Thursday, November 06, 2003
Tuesdays Work UpdateI never did repost my brilliant words from Tuesday, and since I've just had a meeting, I might as well do it now.
So, progress has been slow, because I was ill at the weekend, but basically I am still working my way through my data classifying it as YES, NO and MAYBE. Things have taken a turn for the worst of late, as the percentage of NOs and MAYBEs is on the increase. I am currently sitting on about 60% YESs, which is quite low, but I have a feeling it will end closer to 70%, which is better, and if hopefully half the MAYBEs become YESs, that'll be a decent amount of data.
YESs and NOs are easy to deal with. Blogs are either good enough or they aren't. The problem come, and the time is taken, over the MAYBEs. It all comes down to my definition of the diary/journal style i'm looking for, along with the ratio of diary/journal posts to posts that purely link and discuss the outsdie world.
We have a couple of options for dealing with these maybes:
1 - So far, my judgements are purely based on eyeballing the data, but the final decision on the MAYBEs will have to be more scientific. One option is to determine an exact point at which data becomes a YES or a NO. This could be word count or post count, and it
would require marking the text within each blog as either personal or comment/link. We could say that a blog needed to be at least 50% personal for it to get in.

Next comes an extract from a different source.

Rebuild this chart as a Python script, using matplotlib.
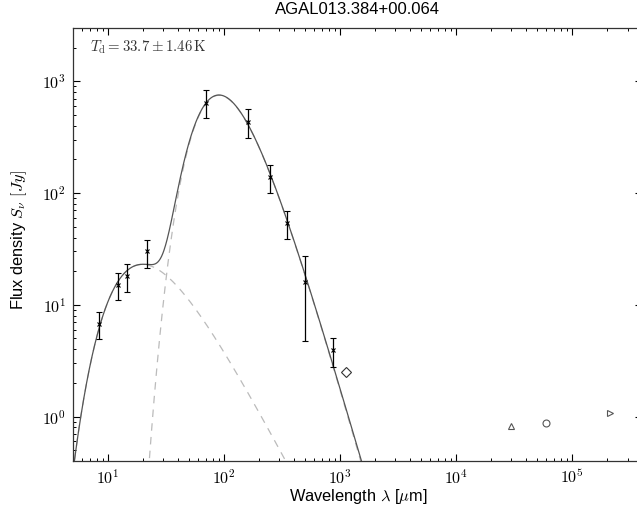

2 - We could also continue to rely on human judgements, but not just mine. We get a number (at least 2) of raters to read the MAYBE blogs (along with a couple of YES NO blogs for guidance) and get them to decide independently if each is a YES or NO. Then you compare the ratings and get an answer for each blog.
After the meeting we've decided to lean towards a variation of method 1. For the moment, all MAYBEs where this is an issue, will for now be included. I will begin to markup all the data, including marking posts as either personal or comment/link. Once this is complete we can get a look at the statistics, word count, posts count etc. This should allow us to decide a suitable threshold for decision making.
Also, it is best to keep as much data as you can, because once you throw it away, you lose it forever, you cannot later slip it back into the study. But if you keep it in, and at some point you realise you can't keep it, it is easy to remove.
Once the data is marked-up, it may even be possible to include all the MAYBEs but not include the comment/link text in the analysis.
A lot to think of for next weeks meeting.